Il y eut des hérésies, et des poches de résistance chrétienne s’organisèrent même (comme le donatisme, les sectes des abéloniens et des circoncellions), mouvements populaires de révolte berbère refusant le christianisme pur et dur imposé par Rome. Monceaux, traduisant saint Augustin, évoque également la secte des caelicolae qui observaient les prescriptions judaïques tout en adorant la déesse Céleste.

Ainsi, à la fin de l’Empire romain, en dehors des villes plutôt riches, latines, mais à la culture mal définie, superficiellement chrétiennes et acceptant la pression de l’Empire, il y avait, dans les campagnes, d’une part des tribus majoritairement païennes, de l’autre des tribus de sang mêlé, mi-païennes, mi-juives, luttant contre l’étranger romain. Cette coexistence suscita dans l’esprit des autochtones une confusion quant à leurs origines.
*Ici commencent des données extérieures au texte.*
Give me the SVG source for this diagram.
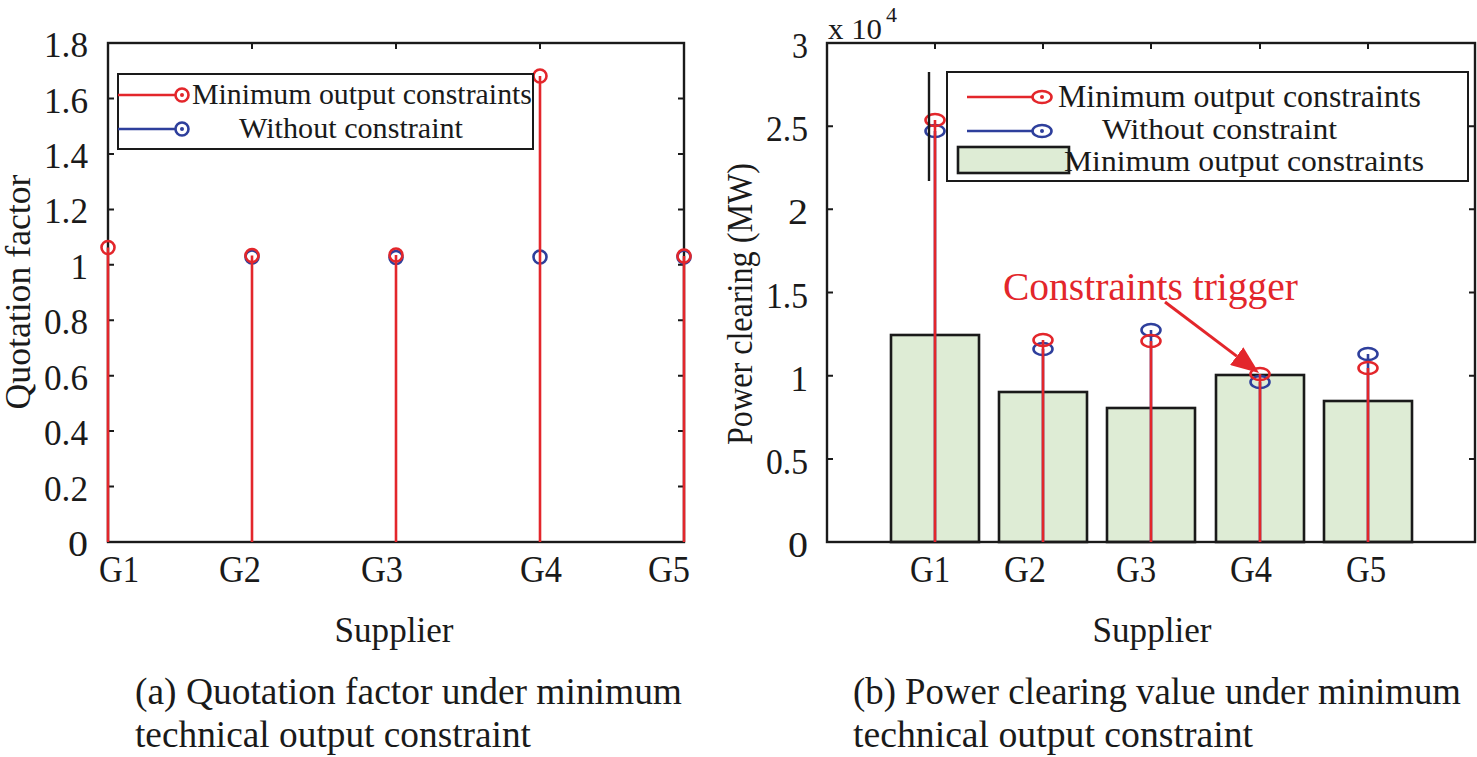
<svg xmlns="http://www.w3.org/2000/svg" width="1477" height="757" viewBox="0 0 1477 757" font-family="'Liberation Serif', 'Times New Roman', Times, serif">
<style>
text{font-family:'Liberation Serif','Times New Roman',Times,serif;fill:#1a1a1a}
.tick{font-size:35px;text-anchor:end}
.xl{font-size:37px;text-anchor:middle}
.ax{fill:none;stroke:#1a1a1a;stroke-width:2.4}
.tk{stroke:#1a1a1a;stroke-width:2}
.rs{stroke:#e3262b;stroke-width:2.6;fill:none}
.bs{stroke:#2e3f9c;stroke-width:2.6;fill:none}
.bar{fill:#deecd5;stroke:#1a1a1a;stroke-width:2.6}
.leg{fill:#fff;stroke:#1a1a1a;stroke-width:2}
.red{fill:#e3262b}
</style>
<defs>
<marker id="ah" markerWidth="28" markerHeight="22" refX="0" refY="11" orient="auto" markerUnits="userSpaceOnUse"><path d="M0,0 L28,11 L0,22 z" fill="#e3262b"/></marker>
</defs>
<rect width="1477" height="757" fill="#fff"/>

<!-- Panel (a) -->
<g id="panel-a">
<g id="a-axes">
<rect class="ax" x="108" y="43" width="576" height="499"/>
<path class="tk" d="M108,486.6h6M108,431.1h6M108,375.7h6M108,320.2h6M108,264.8h6M108,209.4h6M108,154h6M108,98.5h6M684,486.6h-6M684,431.1h-6M684,375.7h-6M684,320.2h-6M684,264.8h-6M684,209.4h-6M684,154h-6M684,98.5h-6M252,43v6M396,43v6M540,43v6M252,542v-6M396,542v-6M540,542v-6"/>
<text class="tick" x="88" y="556" textLength="20" lengthAdjust="spacingAndGlyphs">0</text>
<text class="tick" x="88" y="500.6" textLength="44" lengthAdjust="spacingAndGlyphs">0.2</text>
<text class="tick" x="88" y="445.1" textLength="44" lengthAdjust="spacingAndGlyphs">0.4</text>
<text class="tick" x="88" y="389.7" textLength="44" lengthAdjust="spacingAndGlyphs">0.6</text>
<text class="tick" x="88" y="334.2" textLength="44" lengthAdjust="spacingAndGlyphs">0.8</text>
<text class="tick" x="88" y="278.8">1</text>
<text class="tick" x="88" y="223.4" textLength="44" lengthAdjust="spacingAndGlyphs">1.2</text>
<text class="tick" x="88" y="168" textLength="44" lengthAdjust="spacingAndGlyphs">1.4</text>
<text class="tick" x="88" y="112.5" textLength="44" lengthAdjust="spacingAndGlyphs">1.6</text>
<text class="tick" x="88" y="57" textLength="44" lengthAdjust="spacingAndGlyphs">1.8</text>
<text class="xl" x="119" y="582" textLength="40" lengthAdjust="spacingAndGlyphs">G1</text>
<text class="xl" x="240" y="582" textLength="42" lengthAdjust="spacingAndGlyphs">G2</text>
<text class="xl" x="382" y="582" textLength="42" lengthAdjust="spacingAndGlyphs">G3</text>
<text class="xl" x="541" y="582" textLength="42" lengthAdjust="spacingAndGlyphs">G4</text>
<text class="xl" x="669" y="582" textLength="42" lengthAdjust="spacingAndGlyphs">G5</text>
<text x="394" y="642" font-size="36" text-anchor="middle" textLength="119" lengthAdjust="spacingAndGlyphs">Supplier</text>
<text transform="translate(30,292) rotate(-90)" font-size="36" text-anchor="middle" textLength="235" lengthAdjust="spacingAndGlyphs">Quotation factor</text>
</g>
<g id="a-series-blue">
<circle class="bs" cx="252" cy="257" r="6.5"/>
<circle class="bs" cx="396" cy="257.5" r="6.5"/>
<circle class="bs" cx="540" cy="257" r="6.5"/>
<circle class="bs" cx="684" cy="257" r="6.5"/>
</g>
<g id="a-series-red">
<path class="rs" d="M108,542V247.5M252,542V255.5M396,542V255M540,542V76M684,542V256"/>
<circle class="rs" cx="108" cy="247.5" r="6.5"/>
<circle class="rs" cx="252" cy="255.5" r="6.5"/>
<circle class="rs" cx="396" cy="255" r="6.5"/>
<circle class="rs" cx="540" cy="76" r="6.5"/>
<circle class="rs" cx="684" cy="256" r="6.5"/>
</g>
<g id="a-legend">
<rect class="leg" x="118" y="74" width="415" height="75"/>
<path class="rs" d="M118,95H176"/>
<circle class="rs" cx="182" cy="95" r="6.5"/>
<circle cx="182" cy="95" r="2" fill="#e3262b"/>
<path class="bs" d="M118,129H176"/>
<circle class="bs" cx="182" cy="129" r="6.5"/>
<circle cx="182" cy="129" r="2" fill="#2e3f9c"/>
<text x="192" y="104" font-size="30" textLength="340" lengthAdjust="spacingAndGlyphs">Minimum output constraints</text>
<text x="239" y="138" font-size="30" textLength="224" lengthAdjust="spacingAndGlyphs">Without constraint</text>
</g>
<g id="a-caption">
<text x="135" y="704" font-size="38" textLength="547" lengthAdjust="spacingAndGlyphs">(a) Quotation factor under minimum</text>
<text x="135" y="747" font-size="38" textLength="396" lengthAdjust="spacingAndGlyphs">technical output constraint</text>
</g>
</g>

<!-- Panel (b) -->
<g id="panel-b">
<g id="b-axes">
<path class="tk" d="M827,459h6M827,375.7h6M827,292.5h6M827,209.3h6M827,126.2h6M1475,459h-6M1475,375.7h-6M1475,292.5h-6M1475,209.3h-6M1475,126.2h-6M935,43v6M1043,43v6M1151,43v6M1260,43v6M1368,43v6"/>
<text class="tick" x="808" y="557" textLength="20" lengthAdjust="spacingAndGlyphs">0</text>
<text class="tick" x="808" y="474" textLength="42" lengthAdjust="spacingAndGlyphs">0.5</text>
<text class="tick" x="808" y="390.7">1</text>
<text class="tick" x="808" y="307.5" textLength="42" lengthAdjust="spacingAndGlyphs">1.5</text>
<text class="tick" x="808" y="224.3" textLength="20" lengthAdjust="spacingAndGlyphs">2</text>
<text class="tick" x="808" y="141.2" textLength="42" lengthAdjust="spacingAndGlyphs">2.5</text>
<text class="tick" x="808" y="58" textLength="16" lengthAdjust="spacingAndGlyphs">3</text>
<text x="828" y="39" font-size="29" textLength="54" lengthAdjust="spacingAndGlyphs">x 10</text>
<text x="886" y="22" font-size="22">4</text>
<text class="xl" x="930" y="582" textLength="40" lengthAdjust="spacingAndGlyphs">G1</text>
<text class="xl" x="1025" y="582" textLength="42" lengthAdjust="spacingAndGlyphs">G2</text>
<text class="xl" x="1136" y="582" textLength="40" lengthAdjust="spacingAndGlyphs">G3</text>
<text class="xl" x="1251" y="582" textLength="42" lengthAdjust="spacingAndGlyphs">G4</text>
<text class="xl" x="1366" y="582" textLength="40" lengthAdjust="spacingAndGlyphs">G5</text>
<text x="1152" y="642" font-size="36" text-anchor="middle" textLength="119" lengthAdjust="spacingAndGlyphs">Supplier</text>
<text transform="translate(752,304) rotate(-90)" font-size="35" text-anchor="middle" textLength="282" lengthAdjust="spacingAndGlyphs">Power clearing (MW)</text>
</g>
<g id="b-bars">
<rect class="bar" x="891" y="335" width="88" height="207"/>
<rect class="bar" x="999" y="392" width="88" height="150"/>
<rect class="bar" x="1107" y="408" width="88" height="134"/>
<rect class="bar" x="1216" y="375" width="88" height="167"/>
<rect class="bar" x="1324" y="401" width="88" height="141"/>
</g>
<rect class="ax" x="827" y="43" width="648" height="499"/>
<g id="b-series-blue">
<path class="bs" d="M935,542V131M1043,542V349M1151,542V330M1260,542V382M1368,542V354"/>
<ellipse class="bs" cx="935" cy="131" rx="9.5" ry="6"/>
<ellipse class="bs" cx="1043" cy="349" rx="9.5" ry="6"/>
<ellipse class="bs" cx="1151" cy="330" rx="9.5" ry="6"/>
<ellipse class="bs" cx="1260" cy="382" rx="9.5" ry="6"/>
<ellipse class="bs" cx="1368" cy="354" rx="9.5" ry="6"/>
</g>
<g id="b-series-red">
<path class="rs" d="M935,542V120M1043,542V340M1151,542V341M1260,542V374M1368,542V368"/>
<ellipse class="rs" cx="935" cy="120" rx="9.5" ry="6"/>
<ellipse class="rs" cx="1043" cy="340" rx="9.5" ry="6"/>
<ellipse class="rs" cx="1151" cy="341" rx="9.5" ry="6"/>
<ellipse class="rs" cx="1260" cy="374" rx="9.5" ry="6"/>
<ellipse class="rs" cx="1368" cy="368" rx="9.5" ry="6"/>
</g>
<g id="b-legend">
<path d="M929,72V181" stroke="#1a1a1a" stroke-width="2.4"/>
<rect class="leg" x="947" y="72" width="521" height="109"/>
<path class="rs" d="M967,97H1032"/>
<ellipse class="rs" cx="1042" cy="97" rx="9.5" ry="6"/>
<circle cx="1042" cy="97" r="2" fill="#e3262b"/>
<path class="bs" d="M967,131H1032"/>
<ellipse class="bs" cx="1042" cy="131" rx="9.5" ry="6"/>
<circle cx="1042" cy="131" r="2" fill="#2e3f9c"/>
<rect class="bar" x="958" y="147" width="111" height="26" stroke-width="2.2"/>
<text x="1058" y="107" font-size="31" textLength="363" lengthAdjust="spacingAndGlyphs">Minimum output constraints</text>
<text x="1102" y="139" font-size="30" textLength="235" lengthAdjust="spacingAndGlyphs">Without constraint</text>
<text x="1064" y="171" font-size="30" textLength="360" lengthAdjust="spacingAndGlyphs">Minimum output constraints</text>
</g>
<g id="b-annotation">
<text class="red" x="1003" y="300" font-size="39" style="fill:#e3262b" textLength="295" lengthAdjust="spacingAndGlyphs">Constraints trigger</text>
</g>
<g id="b-caption">
<text x="853" y="704" font-size="37" textLength="608" lengthAdjust="spacingAndGlyphs">(b) Power clearing value under minimum</text>
<text x="853" y="747" font-size="37" textLength="400" lengthAdjust="spacingAndGlyphs">technical output constraint</text>
</g>
</g>

<g id="connectors">
<path d="M1165,302L1236.7,356.1" stroke="#e3262b" stroke-width="3" fill="none" marker-end="url(#ah)"/>
</g>
</svg>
Ainsi s’explique la légende vivace parmi les populations indigènes – rapportée jusqu’à une époque fort avancée par des auteurs aussi éminents que saint Augustin (ive siècle), Procope (vi e siècle) ou Ibn Khaldoun (xive siècle) – qui donnait une origine cananéenne, c’est-à-dire sémitique, aux Berbères. Procope nous apprend par exemple qu’il y eut deux immigrations originaires de Canaan : la première concernant les fameux Gergaséens battus par Josué, la seconde, bien plus tardive, touchant leurs frères de race, les Phéniciens de Didon, venus fonder Carthage. Il précise aussi : « Avant eux, la Libye était habitée par d’autres peuples qui, s’y trouvant fixés depuis une haute Antiquité, étaient regardés comme autochtones. »

Cette théorie cananéenne a vraisemblablement été avancée au début de l’ère chrétienne par les juifs. Très surpris de retrouver des populations qui parlaient un idiome similaire à l’hébreu, ils en conclurent qu’il s’agissait de cousins éloignés, les Gergaséens de la Bible, chassés de Palestine par Josué en des temps fort éloignés.